# URGENT home needed



## Samt (Dec 8, 2017)

So i moved into a rented property with my boyfriend and we've been living here for 4 months. We have always noticed this scruffy looking cat when we visit my boyfriend's grandma and one day we asked her about it. She said it had been abandoned by her previous owner 5 years ago and she basically feeds it and gives it water and it roams around her garden. She then asked us if we wanted to take her, and said "if there's any problems with her you can always bring her back". Me being a huge animal lover said yes and we rang our landlord and he granted us permission to have her. Not even 1 week later the landlord decided he now wants to sell the property and we've got to be moved out before Christmas. We are moving into a little apartment which unfortunately is not pet friendly as its a brand new build.

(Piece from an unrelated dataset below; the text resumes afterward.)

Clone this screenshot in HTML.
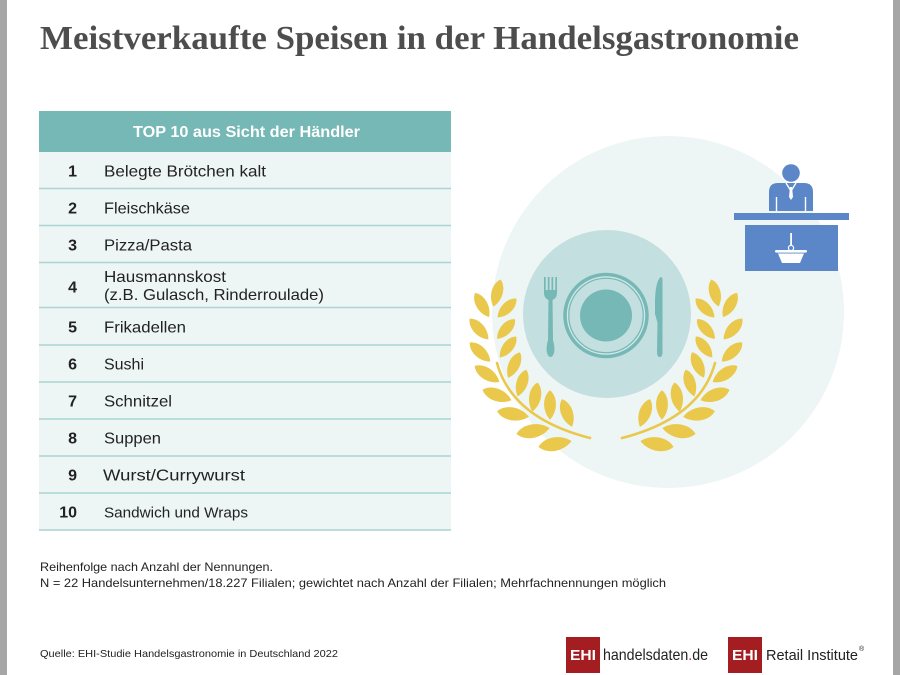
<!DOCTYPE html>
<html>
<head>
<meta charset="utf-8">
<style>
html,body{margin:0;padding:0;background:#fff;}
svg{display:block;}
</style>
</head>
<body>
<svg width="900" height="675" viewBox="0 0 900 675" xmlns="http://www.w3.org/2000/svg">
  <defs>
    <path id="leaf" d="M0,-14 C7.5,-8 7.5,6 0,14 C-7.5,6 -7.5,-8 0,-14Z"/>
  </defs>
  <rect x="0" y="0" width="900" height="675" fill="#ffffff"/>
  <rect x="0" y="0" width="7" height="675" fill="#a6a6a6"/>
  <rect x="893" y="0" width="7" height="675" fill="#a6a6a6"/>

  <!-- Title -->
  <text x="40" y="49" font-family="'Liberation Serif', serif" font-weight="bold" font-size="34" fill="#4d4d4d" textLength="759" lengthAdjust="spacingAndGlyphs">Meistverkaufte Speisen in der Handelsgastronomie</text>

  <!-- Table -->
  <rect x="39" y="111" width="412" height="41" fill="#76b8b6"/>
  <text x="133" y="137" font-family="'Liberation Sans', sans-serif" font-weight="bold" font-size="15.5" fill="#ffffff" textLength="227" lengthAdjust="spacingAndGlyphs">TOP 10 aus Sicht der Händler</text>
  <rect x="39" y="152" width="412" height="378" fill="#eef5f5"/>
  <g stroke="#a9d4d2" stroke-width="1.6">
    <line x1="39" y1="188.5" x2="451" y2="188.5"/>
    <line x1="39" y1="225.5" x2="451" y2="225.5"/>
    <line x1="39" y1="262.5" x2="451" y2="262.5"/>
    <line x1="39" y1="307.5" x2="451" y2="307.5"/>
    <line x1="39" y1="345" x2="451" y2="345"/>
    <line x1="39" y1="382" x2="451" y2="382"/>
    <line x1="39" y1="419" x2="451" y2="419"/>
    <line x1="39" y1="456" x2="451" y2="456"/>
    <line x1="39" y1="493" x2="451" y2="493"/>
    <line x1="39" y1="530" x2="451" y2="530"/>
  </g>
  <g font-family="'Liberation Sans', sans-serif" font-weight="bold" font-size="16" fill="#222" text-anchor="end">
    <text x="77" y="176.5">1</text>
    <text x="77" y="213.5">2</text>
    <text x="77" y="250.5">3</text>
    <text x="77" y="292.5">4</text>
    <text x="77" y="332.5">5</text>
    <text x="77" y="369.5">6</text>
    <text x="77" y="406.5">7</text>
    <text x="77" y="443.5">8</text>
    <text x="77" y="480.5">9</text>
    <text x="77" y="517.5">10</text>
  </g>
  <g font-family="'Liberation Sans', sans-serif" font-size="16" fill="#222">
    <text x="104" y="176.5" textLength="162" lengthAdjust="spacingAndGlyphs">Belegte Brötchen kalt</text>
    <text x="104" y="213.5" textLength="86" lengthAdjust="spacingAndGlyphs">Fleischkäse</text>
    <text x="104" y="250.5" textLength="88" lengthAdjust="spacingAndGlyphs">Pizza/Pasta</text>
    <text x="104" y="282" textLength="122" lengthAdjust="spacingAndGlyphs">Hausmannskost</text>
    <text x="104" y="300" textLength="220" lengthAdjust="spacingAndGlyphs">(z.B. Gulasch, Rinderroulade)</text>
    <text x="104" y="332.5" textLength="82" lengthAdjust="spacingAndGlyphs">Frikadellen</text>
    <text x="104" y="369.5" textLength="40" lengthAdjust="spacingAndGlyphs">Sushi</text>
    <text x="104" y="406.5" textLength="68" lengthAdjust="spacingAndGlyphs">Schnitzel</text>
    <text x="104" y="443.5" textLength="57" lengthAdjust="spacingAndGlyphs">Suppen</text>
    <text x="103" y="480.5" textLength="142" lengthAdjust="spacingAndGlyphs">Wurst/Currywurst</text>
    <text x="104" y="517.5" font-size="15" textLength="144" lengthAdjust="spacingAndGlyphs">Sandwich und Wraps</text>
  </g>

  <!-- Illustration -->
  <circle cx="668" cy="312" r="176" fill="#eef5f5"/>
  <circle cx="607" cy="314" r="84" fill="#c4dfdf"/>
  <!-- plate -->
  <circle cx="606" cy="315.5" r="41" fill="none" stroke="#76b8b6" stroke-width="3.5"/>
  <circle cx="606" cy="315.5" r="38.6" fill="none" stroke="#d6e9e9" stroke-width="0.8"/>
  <circle cx="606" cy="315.5" r="37.2" fill="none" stroke="#76b8b6" stroke-width="1.2"/>
  <circle cx="606" cy="315.5" r="26" fill="#76b8b6"/>
  <!-- fork -->
  <g fill="#76b8b6">
    <rect x="544" y="277" width="1.7" height="15"/>
    <rect x="547.8" y="277" width="1.7" height="15"/>
    <rect x="551.5" y="277" width="1.7" height="15"/>
    <rect x="555.3" y="277" width="1.7" height="15"/>
    <path d="M544,290 L557,290 L557,293 Q557,298 552.5,300 L548.5,300 Q544,298 544,293 Z"/>
    <path d="M548.5,299 L552.5,299 L553,340 Q555,347 554.2,352 Q553,357 550.5,357 Q548,357 546.8,352 Q546,347 548,340 Z"/>
  </g>
  <!-- knife -->
  <path fill="#76b8b6" d="M660.5,277 Q655.5,282 655,300 L655,314 Q656.5,319 657.5,323 L657,352 Q657,357 659.7,357 Q662.5,357 662.5,352 L662.5,280 Q662.5,277 660.5,277 Z"/>

  <!-- laurels -->
  <g fill="#e9c84b">
    <path d="M497,363 Q512,418 590,438" fill="none" stroke="#e9c84b" stroke-width="2.6" stroke-linecap="round"/>
    <use href="#leaf" transform="translate(497,293) rotate(15)"/>
    <use href="#leaf" transform="translate(482,305) rotate(-30)"/>
    <use href="#leaf" transform="translate(479,329) rotate(-42)"/>
    <use href="#leaf" transform="translate(480,352) rotate(-47)"/>
    <use href="#leaf" transform="translate(487,374) rotate(-57) scale(1.05)"/>
    <use href="#leaf" transform="translate(497,395) rotate(-70) scale(1.1)"/>
    <use href="#leaf" transform="translate(513,414) rotate(-80) scale(1.15)"/>
    <use href="#leaf" transform="translate(533,431) rotate(-100) scale(1.2)"/>
    <use href="#leaf" transform="translate(555,444) rotate(-100) scale(1.2)"/>
    <use href="#leaf" transform="translate(507,308) rotate(45) scale(0.95)"/>
    <use href="#leaf" transform="translate(506,329) rotate(42) scale(0.95)"/>
    <use href="#leaf" transform="translate(508,347) rotate(38) scale(0.95)"/>
    <use href="#leaf" transform="translate(514,365) rotate(25)"/>
    <use href="#leaf" transform="translate(522,383) rotate(18)"/>
    <use href="#leaf" transform="translate(535,397) rotate(10) scale(1.05)"/>
    <use href="#leaf" transform="translate(550,405) rotate(0) scale(1.05)"/>
    <use href="#leaf" transform="translate(567,413) rotate(-20) scale(1.05)"/>
  </g>
  <g transform="translate(1212,0) scale(-1,1)" fill="#e9c84b">
    <path d="M497,363 Q512,418 590,438" fill="none" stroke="#e9c84b" stroke-width="2.6" stroke-linecap="round"/>
    <use href="#leaf" transform="translate(497,293) rotate(15)"/>
    <use href="#leaf" transform="translate(482,305) rotate(-30)"/>
    <use href="#leaf" transform="translate(479,329) rotate(-42)"/>
    <use href="#leaf" transform="translate(480,352) rotate(-47)"/>
    <use href="#leaf" transform="translate(487,374) rotate(-57) scale(1.05)"/>
    <use href="#leaf" transform="translate(497,395) rotate(-70) scale(1.1)"/>
    <use href="#leaf" transform="translate(513,414) rotate(-80) scale(1.15)"/>
    <use href="#leaf" transform="translate(533,431) rotate(-100) scale(1.2)"/>
    <use href="#leaf" transform="translate(555,444) rotate(-100) scale(1.2)"/>
    <use href="#leaf" transform="translate(507,308) rotate(45) scale(0.95)"/>
    <use href="#leaf" transform="translate(506,329) rotate(42) scale(0.95)"/>
    <use href="#leaf" transform="translate(508,347) rotate(38) scale(0.95)"/>
    <use href="#leaf" transform="translate(514,365) rotate(25)"/>
    <use href="#leaf" transform="translate(522,383) rotate(18)"/>
    <use href="#leaf" transform="translate(535,397) rotate(10) scale(1.05)"/>
    <use href="#leaf" transform="translate(550,405) rotate(0) scale(1.05)"/>
    <use href="#leaf" transform="translate(567,413) rotate(-20) scale(1.05)"/>
  </g>

  <!-- person at counter -->
  <g fill="#5b87c8">
    <circle cx="791" cy="173" r="8.8"/>
    <path d="M769,211 L769,192 Q769,183 778,183 L804,183 Q813,183 813,192 L813,211 Z"/>
    <rect x="734" y="213" width="115" height="7"/>
    <rect x="745" y="225" width="93" height="46"/>
  </g>
  <g stroke="#ffffff" stroke-width="1.4" fill="none">
    <line x1="776.5" y1="197" x2="776.5" y2="211"/>
    <line x1="805.5" y1="197" x2="805.5" y2="211"/>
    <polyline points="786,183 791,191 796,183"/>
  </g>
  <path d="M790,187 L792,187 L793,197 L791,200 L789,197 Z" fill="#ffffff"/>
  <!-- basket -->
  <g fill="#ffffff">
    <rect x="790.2" y="233" width="1.8" height="13"/>
    <circle cx="791" cy="248" r="2.6" fill="none" stroke="#ffffff" stroke-width="1.2"/>
    <rect x="775" y="250" width="32" height="2.6" rx="1.2"/>
    <path d="M778,253.5 L804,253.5 L800,263 L782,263 Z"/>
  </g>

  <!-- Footnotes -->
  <g font-family="'Liberation Sans', sans-serif" fill="#222">
    <text x="40" y="571" font-size="12" textLength="233" lengthAdjust="spacingAndGlyphs">Reihenfolge nach Anzahl der Nennungen.</text>
    <text x="40" y="587" font-size="12" textLength="626" lengthAdjust="spacingAndGlyphs">N = 22 Handelsunternehmen/18.227 Filialen; gewichtet nach Anzahl der Filialen; Mehrfachnennungen möglich</text>
    <text x="40" y="657" font-size="10.5" textLength="298" lengthAdjust="spacingAndGlyphs">Quelle: EHI-Studie Handelsgastronomie in Deutschland 2022</text>
  </g>

  <!-- Logos -->
  <rect x="566" y="637" width="34" height="36" fill="#a41d21"/>
  <text x="583" y="660" text-anchor="middle" font-family="'Liberation Sans', sans-serif" font-weight="bold" font-size="15" fill="#ffffff" textLength="26" lengthAdjust="spacingAndGlyphs">EHI</text>
  <text x="603" y="660" font-family="'Liberation Sans', sans-serif" font-size="16" fill="#222" textLength="105" lengthAdjust="spacingAndGlyphs">handelsdaten<tspan fill="#c0282d">.</tspan>de</text>
  <rect x="728" y="637" width="34" height="36" fill="#a41d21"/>
  <text x="745" y="660" text-anchor="middle" font-family="'Liberation Sans', sans-serif" font-weight="bold" font-size="15" fill="#ffffff" textLength="26" lengthAdjust="spacingAndGlyphs">EHI</text>
  <text x="766" y="660" font-family="'Liberation Sans', sans-serif" font-size="15" fill="#222" textLength="92" lengthAdjust="spacingAndGlyphs">Retail Institute</text>
  <text x="859" y="651" font-family="'Liberation Sans', sans-serif" font-size="7" fill="#222">®</text>
</svg>
</body>
</html>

I thought this wouldn't be an issue as I knew my boyfriend's grandma will keep feeding and watering her until i find her a loving home. However when I asked her if she would take the cat back she just started screaming at me and shouting and telling me to basically F-off. I have since tried talking to her calmly but she refuses to have the cat back and gets really abusive with me and my boyfriend. I have rang the RSPCA and they can't help me as she is a stray, I rang cats protection and they have her on a waiting list but I need to move before Christmas. I have also rang smaller shelters but they're all full.
She is such a sweet little cat, she purrs whenever she is in company of people and just loves to be cuddled. I assume she is spayed as shes never had kittens and has been stray for years, she is very scruffy and is balding around her neck as she has been outside for so long. She has never scratched or attacked anybody, she lets you pick her up and she even licks you when shes snuggling up.
I desperately need some to find her a home. I'm in the Derbyshire area


----------



## Paddypaws (May 4, 2010)

Oh what a horrible situation.
Try contacting Animal Lifeline as they co-ordinate between multiple rescues and can also offer transport when needed
http://www.animallifelineuk.org


----------



## Calvine (Aug 20, 2012)

@Samt: wondering if you have had any luck rehoming this cat? What strange behaviour from your boyfriend's grandmother! RSPCA saying they can't help as she is a stray . . . surely being a stray is the reason she needs help  (tho' I did read back in about 2010 that they no longer concern themselves with strays as they apparently 'don't have the resources'.


----------



## TriTri (Oct 31, 2017)

Has your landlord given you the correct amount of notice you are entitled to, to move out? It doesn’t sound long enough to me. There is probably some agreement between you in writing and if he hasn’t given enough notice then I would suggest you and the cat stay put, until the right amount of notice has been had, by which time you may have rehomed the cat. Try finding a rental through a friend of a friend, that would allow you to take the cat with you.


----------